No, I wasn't up overnight in front of my big screen TV playing the latest and greatest in video games... I was in bed, half-awake and half-asleep, with a seemingly-endless supply of Resistance 2 teammates in front of me who desperately needed health from my Rings of Life gun! That seemed to go on for the entire eight or nine hours that I was in bed, to the degree that I barely felt like I'd slept at all! It was a very frustrating night, and may in fact have been my subconscious telling me that I really shouldn't play quite so many hours of the game before heading to bed. And I should probably heed that advice!

It's been quite the week for bizarre dreams, as on Wednesday night I had two completely different dreams (separated by waking up between them!) about being chased by the Hulk! In each case I was trying to find hiding places where he wouldn't be able to see me, and sometimes I'd look out through a peek hole to spot a tree trunk-like green leg passing by ever so close to my location. Both dreams were intense enough that I finally forced myself to wake up from them at some point. I've never really considered Bruce Banner's alter ego to be all that viscerally frightening before... but now I do!

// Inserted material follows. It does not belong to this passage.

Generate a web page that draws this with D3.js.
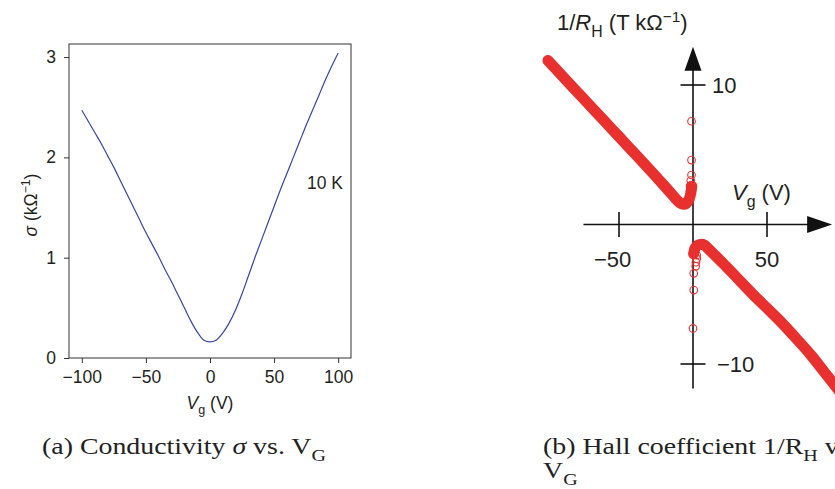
<!DOCTYPE html>
<html><head><meta charset="utf-8">
<script src="https://cdn.jsdelivr.net/npm/d3@7"></script>
<style>body{margin:0;background:#fff} svg{display:block}</style>
</head><body><svg id="c" width="835" height="489"></svg>
<script>
// ---------- Panel (a): conductivity vs gate voltage ----------
const vgA = [-100,-95,-90,-85,-80,-75,-70,-65,-60,-55,-50,-45,-40,-35,-30,-25,-20,-15,-10,-5,0,5,10,15,20,25,30,35,40,45,50,55,60,65,70,75,80,85,90,95,100];
const sigmaA = [2.47,2.36,2.25,2.14,2.02,1.90,1.77,1.64,1.51,1.38,1.25,1.13,1.01,0.88,0.76,0.63,0.50,0.37,0.26,0.18,0.16,0.18,0.25,0.35,0.48,0.64,0.82,1.00,1.17,1.34,1.51,1.68,1.84,2.00,2.16,2.32,2.47,2.62,2.77,2.91,3.04];
const xTicksA = [-100,-50,0,50,100];
const yTicksA = [0,1,2,3];
const tempLabel = "10 K";

// ---------- Panel (b): Hall coefficient 1/R_H vs gate voltage ----------
const vgHoles = [-98,-90,-80,-70,-60,-50,-40,-30,-20,-15,-12,-10,-8,-6,-4,-2.5,-1.5,-0.8];
const invRHoles = [11.75,10.84,9.70,8.57,7.43,6.30,5.16,4.02,2.85,2.25,1.88,1.66,1.50,1.45,1.58,1.85,2.25,2.75];
const vgElectrons = [0.4,1,2,4,6,8,10,15,20,30,40,50,60,70,80,90,100];
const invRElectrons = [-2.1,-1.8,-1.6,-1.45,-1.42,-1.5,-1.7,-2.22,-2.75,-3.85,-4.95,-6.0,-7.05,-8.2,-9.4,-10.75,-12.1];
const vgCircUp = [-1,-1,-1,-1.5,-2,-1.5,-1.2];
const invRCircUp = [7.4,4.62,3.55,3.15,2.75,2.5,2.3];
const vgCircDown = [2.5,2.5,2,1.8,0.5,0.5,0];
const invRCircDown = [-2.2,-2.45,-2.7,-3.0,-3.5,-4.7,-7.45];
const xTicksB = [-50,50];
const yTicksB = [10,-10];
const xAxisSpanB = [-74,94];
const yAxisSpanB = [-11.75,12.75];

const captionA = [{t:"(a) Conductivity "},{t:"σ",i:true},{t:" vs. V"},{t:"G",sub:true}];
const captionB1 = [{t:"(b) Hall coefficient 1/R"},{t:"H",sub:true},{t:" vs."}];
const captionB2 = [{t:"V"},{t:"G",sub:true}];

const svg = d3.select("#c");
const ink = "#231f20";
const sans = "Liberation Sans, Arial, sans-serif";

function rich(sel, parts, fs) {
  let shift = 0;
  parts.forEach(p => {
    const ts = sel.append("tspan").text(p.t);
    let target = 0, size = fs;
    if (p.sub) { target = fs*0.3; size = fs*0.72; }
    if (p.sup) { target = -fs*0.38; size = fs*0.7; }
    ts.attr("font-size", size).attr("dy", target - shift);
    if (p.i) ts.attr("font-style","italic");
    shift = target;
  });
  return sel;
}

// ---- Panel (a)
const xA = d3.scaleLinear([-110,110],[69,351]);
const yA = d3.scaleLinear([0,3.13],[358,44]);
const gA = svg.append("g");
const fsA = 17.5;

gA.append("rect").attr("x",xA(-110)).attr("y",yA(3.13))
  .attr("width",xA(110)-xA(-110)).attr("height",yA(0)-yA(3.13))
  .attr("fill","none").attr("stroke","#333").attr("stroke-width",1);

const fmt = d3.format("d");
const axB = gA.append("g").attr("transform",`translate(0,${yA(0)})`)
  .call(d3.axisBottom(xA).tickValues(xTicksA).tickFormat(fmt).tickSize(5).tickPadding(8));
const axL = gA.append("g").attr("transform",`translate(${xA(-110)},0)`)
  .call(d3.axisLeft(yA).tickValues(yTicksA).tickFormat(fmt).tickSize(5).tickPadding(8));
[axB,axL].forEach(a=>{
  a.select(".domain").remove();
  a.selectAll(".tick line").attr("stroke","#333");
  a.selectAll(".tick text").attr("font-family",sans)
   .attr("font-size",fsA).attr("fill",ink);
});

gA.append("path").datum(vgA.map((v,i)=>[v,sigmaA[i]]))
  .attr("fill","none").attr("stroke","#3446a8").attr("stroke-width",1.2)
  .attr("d", d3.line().x(d=>xA(d[0])).y(d=>yA(d[1])).curve(d3.curveMonotoneX));

gA.append("text").attr("x",307).attr("y",188.5)
  .attr("font-family",sans).attr("font-size",fsA)
  .attr("fill",ink).text(tempLabel);

rich(gA.append("text").attr("x",xA(0)).attr("y",409).attr("text-anchor","middle")
  .attr("font-family",sans).attr("fill",ink),
  [{t:"V",i:true},{t:"g",sub:true},{t:" (V)"}], fsA);

rich(gA.append("text").attr("transform",`translate(37,${(yA(0)+yA(3.13))/2+4}) rotate(-90)`)
  .attr("text-anchor","middle")
  .attr("font-family",sans).attr("fill",ink),
  [{t:"σ",i:true},{t:" (kΩ"},{t:"−1",sup:true},{t:")"}], fsA);

// ---- Panel (b)
const xB = d3.scaleLinear([-50,50],[619,767]);
const yB = d3.scaleLinear([-10,10],[364,85]);
const gB = svg.append("g");
const fsB = 22;
const tickHalf = 12.5;

gB.append("line").attr("x1",xB(xAxisSpanB[0])).attr("x2",xB(xAxisSpanB[1])-4)
  .attr("y1",yB(0)).attr("y2",yB(0)).attr("stroke","#111").attr("stroke-width",1.6);
gB.append("line").attr("x1",xB(0)).attr("x2",xB(0))
  .attr("y1",yB(yAxisSpanB[0])).attr("y2",yB(yAxisSpanB[1])+4).attr("stroke","#111").attr("stroke-width",1.6);
const xt = xB(xAxisSpanB[1]), yt = yB(yAxisSpanB[1]);
gB.append("path").attr("d",`M${xt},${yB(0)} L${xt-25},${yB(0)-8.5} L${xt-25},${yB(0)+8.5} Z`).attr("fill","#111");
gB.append("path").attr("d",`M${xB(0)},${yt} L${xB(0)-8.5},${yt+24} L${xB(0)+8.5},${yt+24} Z`).attr("fill","#111");

xTicksB.forEach(v=>{
  gB.append("line").attr("x1",xB(v)).attr("x2",xB(v)).attr("y1",yB(0)-tickHalf).attr("y2",yB(0)+tickHalf)
    .attr("stroke","#111").attr("stroke-width",1.6);
});
yTicksB.forEach(v=>{
  gB.append("line").attr("x1",xB(0)-tickHalf).attr("x2",xB(0)+tickHalf).attr("y1",yB(v)).attr("y2",yB(v))
    .attr("stroke","#111").attr("stroke-width",1.6);
});
xTicksB.forEach(v=>{
  const t = gB.append("text").attr("y",yB(0)+42).attr("font-family",sans)
    .attr("font-size",fsB).attr("fill",ink).attr("text-anchor","middle").text(fmt(v));
  const shift = v<0 ? -0.584*fsB/2 : 0;
  t.attr("x",xB(v)+shift);
});
yTicksB.forEach(v=>{
  gB.append("text").attr("x",xB(0)+(v<0?24:19)).attr("y",yB(v)+8).attr("font-family",sans)
    .attr("font-size",fsB).attr("fill",ink).text(fmt(v));
});

rich(gB.append("text").attr("x",732).attr("y",200)
  .attr("font-family",sans).attr("fill",ink),
  [{t:"V",i:true},{t:"g",sub:true},{t:" (V)"}], fsB);
rich(gB.append("text").attr("x",557).attr("y",30)
  .attr("font-family",sans).attr("fill",ink),
  [{t:"1/"},{t:"R",i:true},{t:"H",sub:true},{t:" (T kΩ"},{t:"−1",sup:true},{t:")"}], fsB);

const red = "#e8302f";
const lineB = d3.line().x(d=>xB(d[0])).y(d=>yB(d[1])).curve(d3.curveMonotoneX);
[[vgHoles,invRHoles],[vgElectrons,invRElectrons]].forEach(([xs,ys])=>{
  gB.append("path").datum(xs.map((v,i)=>[v,ys[i]]))
    .attr("fill","none").attr("stroke",red).attr("stroke-width",11)
    .attr("stroke-linecap","round").attr("stroke-linejoin","round")
    .attr("d", lineB);
});
const circs = vgCircUp.map((v,i)=>[v,invRCircUp[i]]).concat(vgCircDown.map((v,i)=>[v,invRCircDown[i]]));
gB.selectAll("circle.o").data(circs).join("circle").attr("class","o")
  .attr("cx",d=>xB(d[0])).attr("cy",d=>yB(d[1])).attr("r",3.8)
  .attr("fill","none").attr("stroke",red).attr("stroke-width",1.1);

// ---- Captions
const capFont = "Liberation Serif, Times New Roman, serif";
const fsC = 23;
const capA = rich(svg.append("text").attr("font-family",capFont).attr("fill","#222"), captionA, fsC);
const wA = capA.node().getBBox().width;
const sx = 284 / wA;
capA.attr("transform",`translate(42,454) scale(${sx},1)`);
rich(svg.append("text").attr("transform",`translate(543,454) scale(${sx},1)`).attr("font-family",capFont).attr("fill","#222"), captionB1, fsC);
rich(svg.append("text").attr("transform",`translate(543,478) scale(${sx},1)`).attr("font-family",capFont).attr("fill","#222"), captionB2, fsC);
</script></body></html>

Wednesday, November 05, 2008

35 At 45

My 45 year old body climbed onto my bicycle today amidst the gorgeous 18 degree Celcius weather (making it feel more like early May than early November) and cycled downtown to get this week's small haul of comics. With that, I pushed my biking streak to 35, as in 35 consecutive months now (going back to January 2006) during which I've ridden my bike downtown at least once.

I'd pat myself on the back except that it's probably more a reflection of the effect of Climate Change than anything else at the core of this otherwise-impressive feat. But still...

Michael Crichton R.I.P.

Coming as a bit of a shock to a lot of people (including me), best-selling author Michael Crichton died yesterday at the age of 66, losing a battle with cancer that most of the population outside of his inner circle didn't even know he was waging. You can read the Associated Press obituary for him here.

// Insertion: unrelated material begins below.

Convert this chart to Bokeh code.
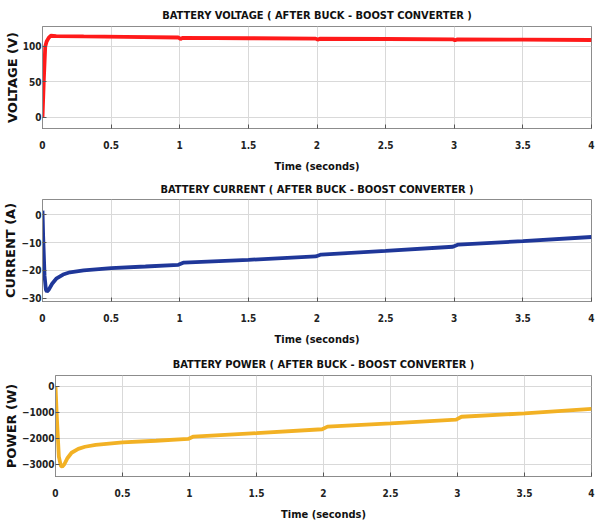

At one point in my life, I'd have named Crichton as one of my favourite authors. I think it's safe to say that if I haven't read every one of his novels, I'm probably in the 80 - 90% range in that regard. One of this earliest works, The Great Train Robbery, is wonderfully written and completely wrapped me up in its story despite having no science fiction angle (unlike the vast majority of his work). Andromeda Strain and Jurassic Park are two other faves of mine from his bibliography.

Over the past decade or so, though, the quality of his tales seemed to dip (or maybe my reading bar got higher... hard to know!) I found that I was still picking up each new release (or rather, Vicki was, and I was getting them for Christmas) but I was spending more time lamenting his destruction of my willing suspension of disbelief with his poor execution of what were truly interesting concepts than I was in the enjoyment of the words on the page. With State of Fear, as noted in the AP obit linked to above, he ventured into the territory of "Climate Change Denouncer" and began to really lose me as a fan. At first I bought some of his arguments about Global Warming being pseudo-science but then the irrefutable evidence started to mount against that, and that cost Crichton a considerable amount of credibility with me and many other readers. It's too bad, because over the past few years he was probably getting as much press for that poorly-reasoned stance as he was for his impressive body of work.

And even if you didn't enjoy his novels, you also have Michael Crichton to thank for the terrific TV show, ER (now in its final season). That alone would make his life time well spent!